Find the lines of data that contain the string "with", then list them.

Start of THE DATA

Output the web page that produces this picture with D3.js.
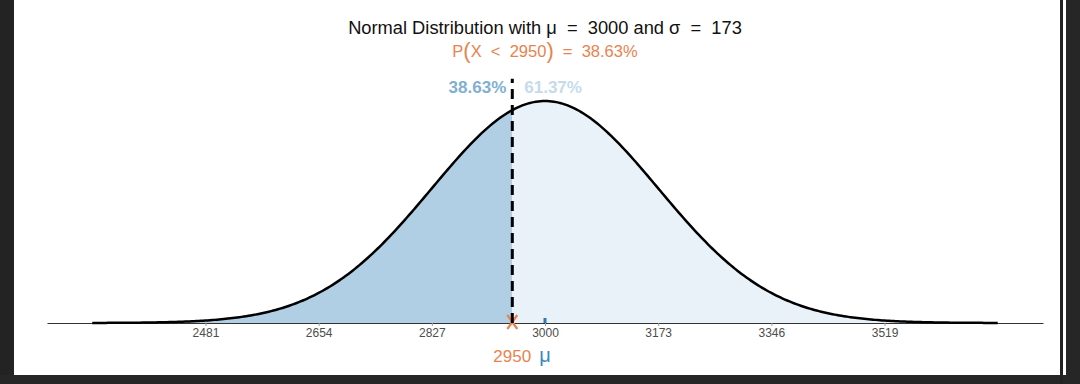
<!DOCTYPE html>
<html>
<head>
<meta charset="utf-8">
<script src="https://cdn.jsdelivr.net/npm/d3@7"></script>
<style>
  body { margin: 0; background: #fff; }
  svg { display: block; font-family: "Liberation Sans", Arial, Helvetica, sans-serif; }
</style>
</head>
<body>
<div id="chart"></div>
<script>
// distribution parameters, read from the title
const mu = 3000;
const sigma = 173;
const cutoff = 2950;
const tickValues = [2481, 2654, 2827, 3000, 3173, 3346, 3519];
const areaLabels = ["38.63%", "61.37%"];
const probText = "38.63%";

const W = 1080, H = 384;
const svg = d3.select('#chart').append('svg').attr('width', W).attr('height', H);

// screenshot frame (dark strips round the picture)
svg.append('rect').attr('x', 0).attr('y', 0).attr('width', 14).attr('height', H).attr('fill', '#232323');
svg.append('rect').attr('x', 0).attr('y', 375).attr('width', W).attr('height', 9).attr('fill', '#262626');
svg.append('rect').attr('x', 1060).attr('y', 0).attr('width', 3).attr('height', H).attr('fill', '#222');
svg.append('rect').attr('x', 1066).attr('y', 0).attr('width', 14).attr('height', H).attr('fill', '#262626');

const lo = mu - 4*sigma, hi = mu + 4*sigma;
const pad = (hi - lo) * 0.05;
const x = d3.scaleLinear().domain([lo - pad, hi + pad]).range([47, 1043]);
const pdf = v => Math.exp(-0.5*((v-mu)/sigma)**2) / (sigma*Math.sqrt(2*Math.PI));
const peak = pdf(mu);
const y = d3.scaleLinear().domain([0, peak]).range([323, 101]);

const pts = d3.range(0, 401).map(i => lo + (hi-lo)*i/400);
const left = pts.filter(v => v <= cutoff).concat([cutoff]);
const right = [cutoff].concat(pts.filter(v => v > cutoff));

const area = d3.area().x(d => x(d)).y0(y(0)).y1(d => y(pdf(d)));
svg.append('path').attr('d', area(left)).attr('fill', '#b1cfe4');
svg.append('path').attr('d', area(right)).attr('fill', '#e9f2f8');

// axis
const axis = d3.axisBottom(x).tickValues(tickValues).tickFormat(d3.format('d'))
  .tickSize(3).tickPadding(2).tickSizeOuter(0);
const gx = svg.append('g').attr('transform', `translate(0,${y(0)})`).call(axis);
gx.select('.domain').attr('stroke', '#333').attr('stroke-width', 1);
gx.selectAll('.tick line').attr('stroke', '#999');
gx.selectAll('.tick text').attr('fill', '#4d4d4d').attr('font-size', 12)
  .attr('font-family', '"Liberation Sans", Arial, sans-serif');

// density curve
svg.append('path')
  .attr('d', d3.line().x(d => x(d)).y(d => y(pdf(d)))(pts))
  .attr('fill', 'none').attr('stroke', '#000').attr('stroke-width', 2.5);

// mean tick
svg.append('line')
  .attr('x1', x(mu)).attr('x2', x(mu)).attr('y1', y(0)).attr('y2', y(0) - 5)
  .attr('stroke', '#2b7bba').attr('stroke-width', 3);

// cutoff marker
const mx = x(cutoff), my = y(0) - 1;
svg.append('path')
  .attr('d', `M${mx-5},${my-7}L${mx+5},${my+7}M${mx+5},${my-7}L${mx-5},${my+7}`)
  .attr('stroke', '#e8834e').attr('stroke-width', 2.2).attr('fill', 'none');

// cutoff line
svg.append('line')
  .attr('x1', x(cutoff)).attr('x2', x(cutoff))
  .attr('y1', y(0)).attr('y2', y(peak*1.1))
  .attr('stroke', '#000').attr('stroke-width', 3).attr('stroke-dasharray', '10,6');

// labels under axis
svg.append('text').attr('x', x(cutoff)).attr('y', 362).attr('text-anchor', 'middle')
  .attr('font-size', 17).attr('fill', '#e8834e').text(cutoff);
svg.append('text').attr('x', x(mu)).attr('y', 362).attr('text-anchor', 'middle')
  .attr('font-size', 20).attr('fill', '#3a88c0').text('μ');

// area percentages
svg.append('text').attr('x', x(cutoff) - 6).attr('y', 93).attr('text-anchor', 'end')
  .attr('font-size', 17).attr('font-weight', 'bold').attr('fill', '#7fb0d2').text(areaLabels[0]);
svg.append('text').attr('x', x(cutoff) + 12).attr('y', 93).attr('text-anchor', 'start')
  .attr('font-size', 17).attr('font-weight', 'bold').attr('fill', '#c5dbea').text(areaLabels[1]);

// titles
svg.append('text').attr('x', 545).attr('y', 34).attr('text-anchor', 'middle')
  .attr('font-size', 18.3).attr('fill', '#111').style('white-space', 'pre')
  .text(`Normal Distribution with μ  =  ${mu} and σ  =  ${sigma}`);
const sub = svg.append('text').attr('x', 545).attr('y', 57).attr('text-anchor', 'middle')
  .attr('font-size', 16.5).attr('fill', '#e8834e').style('white-space', 'pre');
sub.append('tspan').text('P');
sub.append('tspan').attr('font-size', 22).attr('dy', 1).text('(');
sub.append('tspan').attr('dy', -1).text(`X  <  ${cutoff}`);
sub.append('tspan').attr('font-size', 22).attr('dy', 1).text(')');
sub.append('tspan').attr('dy', -1).text(`  =  ${probText}`);
</script>
</body>
</html>
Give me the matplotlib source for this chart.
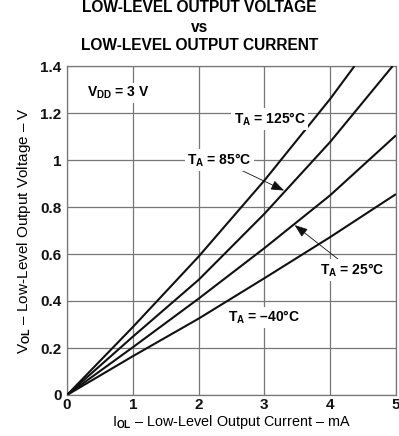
import matplotlib.pyplot as plt

plt.rcParams['font.family'] = ['Liberation Sans', 'DejaVu Sans']
plt.rcParams['font.weight'] = 'bold'
plt.rcParams['mathtext.fontset'] = 'custom'
plt.rcParams['mathtext.rm'] = 'Liberation Sans:bold'
plt.rcParams['mathtext.it'] = 'Liberation Sans:bold'
plt.rcParams['mathtext.bf'] = 'Liberation Sans:bold'

# valores (corrente em mA, tensão em V)
i_m40 = [0, 1, 2, 3, 4, 5]
v_m40 = [0, 0.165, 0.325, 0.497, 0.672, 0.855]

i_25 = [0, 1, 2, 3, 4, 5]
v_25 = [0, 0.203, 0.41, 0.625, 0.85, 1.105]

i_85 = [0, 1, 2, 3, 4, 4.95]
v_85 = [0, 0.248, 0.49, 0.771, 1.077, 1.4]

i_125 = [0, 1, 2, 3, 4, 4.37]
v_125 = [0, 0.289, 0.589, 0.913, 1.26, 1.4]

x_ticks = [0, 1, 2, 3, 4, 5]
y_ticks = [0, 0.2, 0.4, 0.6, 0.8, 1.0, 1.2, 1.4]
y_tick_labels = ['0', '0.2', '0.4', '0.6', '0.8', '1', '1.2', '1.4']

fig = plt.figure(figsize=(3.99, 4.36), dpi=100)
ax = fig.add_axes([67 / 399, 1 - 395 / 436, 329 / 399, 329 / 436])

for xs, ys in [(i_m40, v_m40), (i_25, v_25), (i_85, v_85), (i_125, v_125)]:
    ax.plot(xs, ys, color='#111111', lw=1.5, solid_capstyle='butt', zorder=3)

ax.set_xlim(0, 5)
ax.set_ylim(0, 1.4)
ax.set_xticks(x_ticks)
ax.set_yticks(y_ticks)
ax.set_yticklabels(y_tick_labels)
ax.tick_params(length=0, labelsize=11, pad=4, colors='#111111')
ax.tick_params(axis='x', pad=2)
ax.grid(True, color='#777777', lw=0.9)
ax.set_axisbelow(True)
for s in ax.spines.values():
    s.set_color('#777777')
    s.set_linewidth(0.9)

ax.set_xlabel('I$_\\mathrm{OL}$ – Low-Level Output Current – mA', fontsize=10.4, labelpad=1)
ax.set_ylabel('V$_\\mathrm{OL}$ – Low-Level Output Voltage – V', fontsize=11, labelpad=5)

fig.text(0.5, 1 - 8 / 436, 'LOW-LEVEL OUTPUT VOLTAGE', ha='center', va='center', fontsize=11.2)
fig.text(0.5, 1 - 27 / 436, 'vs', ha='center', va='center', fontsize=11.2)
fig.text(0.5, 1 - 46 / 436, 'LOW-LEVEL OUTPUT CURRENT', ha='center', va='center', fontsize=11.2)

box = dict(facecolor='white', edgecolor='none', pad=1.5)
ax.text(0.31, 1.285, 'V$_\\mathrm{DD}$ = 3 V', ha='left', va='center', fontsize=10, bbox=box)
ax.text(3.08, 1.174, 'T$_\\mathrm{A}$ = 125°C', ha='center', va='center', fontsize=10, bbox=box)
ax.text(3.0, 0.33, 'T$_\\mathrm{A}$ = –40°C', ha='center', va='center', fontsize=10, bbox=box)

arrow = dict(arrowstyle='-|>,head_length=0.8,head_width=0.3', color='#111111', lw=0.6, shrinkA=0, shrinkB=0)
ax.annotate('T$_\\mathrm{A}$ = 85°C', xy=(3.3, 0.87), xytext=(2.32, 1.0), ha='center', va='center',
            fontsize=10, bbox=box, arrowprops=arrow)
ax.annotate('T$_\\mathrm{A}$ = 25°C', xy=(3.46, 0.723), xytext=(4.33, 0.532), ha='center', va='center',
            fontsize=10, bbox=box, arrowprops=arrow)

fig.savefig('out.png', dpi=100)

End of THE DATA

» **CORRECT OUTPUT**:
Output the web page that produces this picture with D3.js.
  .text(`Normal Distribution with μ  =  ${mu} and σ  =  ${sigma}`);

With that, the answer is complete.